From Validation to Building Your SaaS
Once you’ve validated your idea, the real work begins. Use your validation insights to inform your MVP scope. Build only the features that directly address the validated pain points. Everything else is speculation.
Stay close to your early users. They’re not just customers—they’re validation partners helping you refine the product. Schedule regular feedback sessions. Track which features they use and which they ignore. Let data guide your product roadmap, not your assumptions about what’s cool or innovative.
Set clear metrics for product-market fit. This might be retention rates, net promoter scores, or simply the percentage of users who become paying customers. These metrics tell you whether you’ve truly validated something worth scaling or if you need to iterate further.

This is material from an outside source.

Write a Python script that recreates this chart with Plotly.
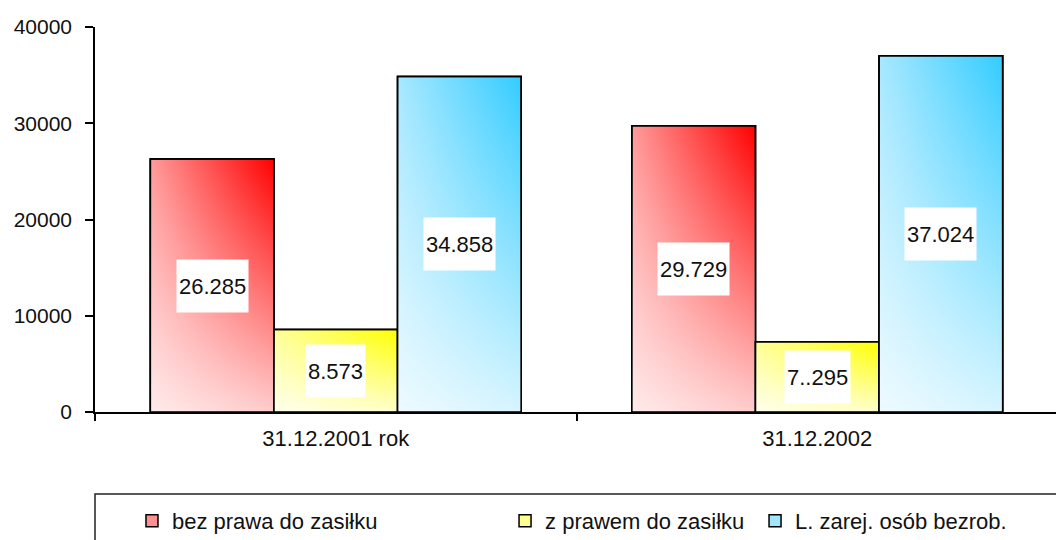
import plotly.graph_objects as go

# ---- data ----
categories = ["31.12.2001 rok", "31.12.2002"]
series_names = ["bez prawa do zasiłku", "z prawem do zasiłku", "L. zarej. osób bezrob."]
bez_prawa = [26285, 29729]
z_prawem = [8573, 7295]
zarejestrowani = [34858, 37024]
bez_prawa_labels = ["26.285", "29.729"]
z_prawem_labels = ["8.573", "7..295"]
zarejestrowani_labels = ["34.858", "37.024"]
y_ticks = [0, 10000, 20000, 30000, 40000]

series_values = [bez_prawa, z_prawem, zarejestrowani]
series_labels = [bez_prawa_labels, z_prawem_labels, zarejestrowani_labels]
series_colors = [("#ff9a9a", "#ff0000"), ("#ffff9a", "#ffff00"), ("#a8e8ff", "#33ccff")]
legend_colors = ["#ff9090", "#ffff90", "#a0e6ff"]

FONT = "Liberation Sans, Arial, sans-serif"
bar_w = 0.2567
offsets = [-bar_w, 0.0, bar_w]
x_pos = list(range(len(categories)))

fig = go.Figure()

# real bars (legend + outline); gradient overlays drawn on top
for si, (name, vals) in enumerate(zip(series_names, series_values)):
    fig.add_trace(go.Bar(
        x=x_pos, y=vals, name=name,
        marker=dict(color=legend_colors[si], line=dict(color="black", width=1.5)),
        legend=["legend", "legend2", "legend3"][si],
        hoverinfo="skip",
    ))

annotations = []
for si, (name, vals, labs, (c0, c1)) in enumerate(zip(series_names, series_values, series_labels, series_colors)):
    for ci, v in enumerate(vals):
        xc = x_pos[ci] + offsets[si]
        xs = [xc - bar_w / 2, xc + bar_w / 2, xc + bar_w / 2, xc - bar_w / 2, xc - bar_w / 2]
        ys = [0, 0, v, v, 0]
        fig.add_trace(go.Scatter(
            x=xs, y=ys, mode="lines", fill="toself",
            fillgradient=dict(type="horizontal", colorscale=[[0, c0], [1, c1]]),
            line=dict(color="black", width=1.5),
            showlegend=False, hoverinfo="skip",
        ))
        fig.add_trace(go.Scatter(
            x=xs, y=ys, mode="lines", fill="toself",
            fillgradient=dict(type="vertical",
                              colorscale=[[0, "rgba(255,255,255,0.8)"], [1, "rgba(255,255,255,0)"]]),
            line=dict(color="black", width=1.5),
            showlegend=False, hoverinfo="skip",
        ))
        annotations.append(dict(
            x=xc, y=v / 2, xref="x", yref="y", text=labs[ci], showarrow=False,
            bgcolor="white", height=48, borderpad=2,
            font=dict(family=FONT, size=22, color="#111"),
        ))

legend_common = dict(orientation="h", yanchor="middle", xanchor="left", y=-0.283,
                     bgcolor="rgba(0,0,0,0)", font=dict(family=FONT, size=22, color="#111"),
                     borderwidth=0)

fig.update_layout(
    width=1056, height=532,
    margin=dict(l=87, r=6, t=19, b=128, autoexpand=False),
    paper_bgcolor="white", plot_bgcolor="white",
    barmode="group", bargap=1 - 3 * bar_w, bargroupgap=0,
    annotations=annotations,
    legend=dict(legend_common, x=0.0384),
    legend2=dict(legend_common, x=0.4258),
    legend3=dict(legend_common, x=0.6854),
    shapes=[dict(type="rect", xref="paper", yref="paper", x0=0, x1=1.05, y0=-0.5, y1=-0.213,
                 line=dict(color="#222", width=1.5), fillcolor="rgba(0,0,0,0)")],
    xaxis=dict(range=[-0.5, 1.5], tickvals=x_pos, ticktext=categories, ticks="",
               showline=True, linecolor="black", linewidth=1.5, showgrid=False, zeroline=False,
               tickfont=dict(family=FONT, size=22, color="#111"), ticklabelstandoff=6,
               minor=dict(tickvals=[-0.5, 0.5, 1.5], ticks="outside", ticklen=7,
                          tickcolor="black", tickwidth=1.5, showgrid=False)),
    yaxis=dict(range=[0, 40000], tickvals=y_ticks, ticktext=[str(t) for t in y_ticks],
               ticks="outside", ticklen=8,
               tickcolor="black", tickwidth=1.5, showline=True, linecolor="black",
               linewidth=1.5, showgrid=False, zeroline=False, ticklabelstandoff=9,
               tickfont=dict(family=FONT, size=21, color="#111")),
)

fig.write_html("out.html")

Conclusion: Validation Is Your Competitive Advantage
SaaS product validation isn’t a phase you rush through to get to the “real work” of building. It is the real work. Every hour spent validating saves you weeks of building the wrong thing. Every conversation with a potential customer increases your odds of success.
The founders who win aren’t necessarily the ones with the most innovative ideas—they’re the ones who validate relentlessly, iterate quickly, and build exactly what their market needs. They replace hope with evidence and assumptions with data.
Start your validation journey today. Pick one potential pain point, identify five people who might experience it, and schedule conversations. Ask questions, listen deeply, and let what you learn shape your next steps. Your future self—and your future customers—will thank you.
Ready to build something people actually want? The validation starts now.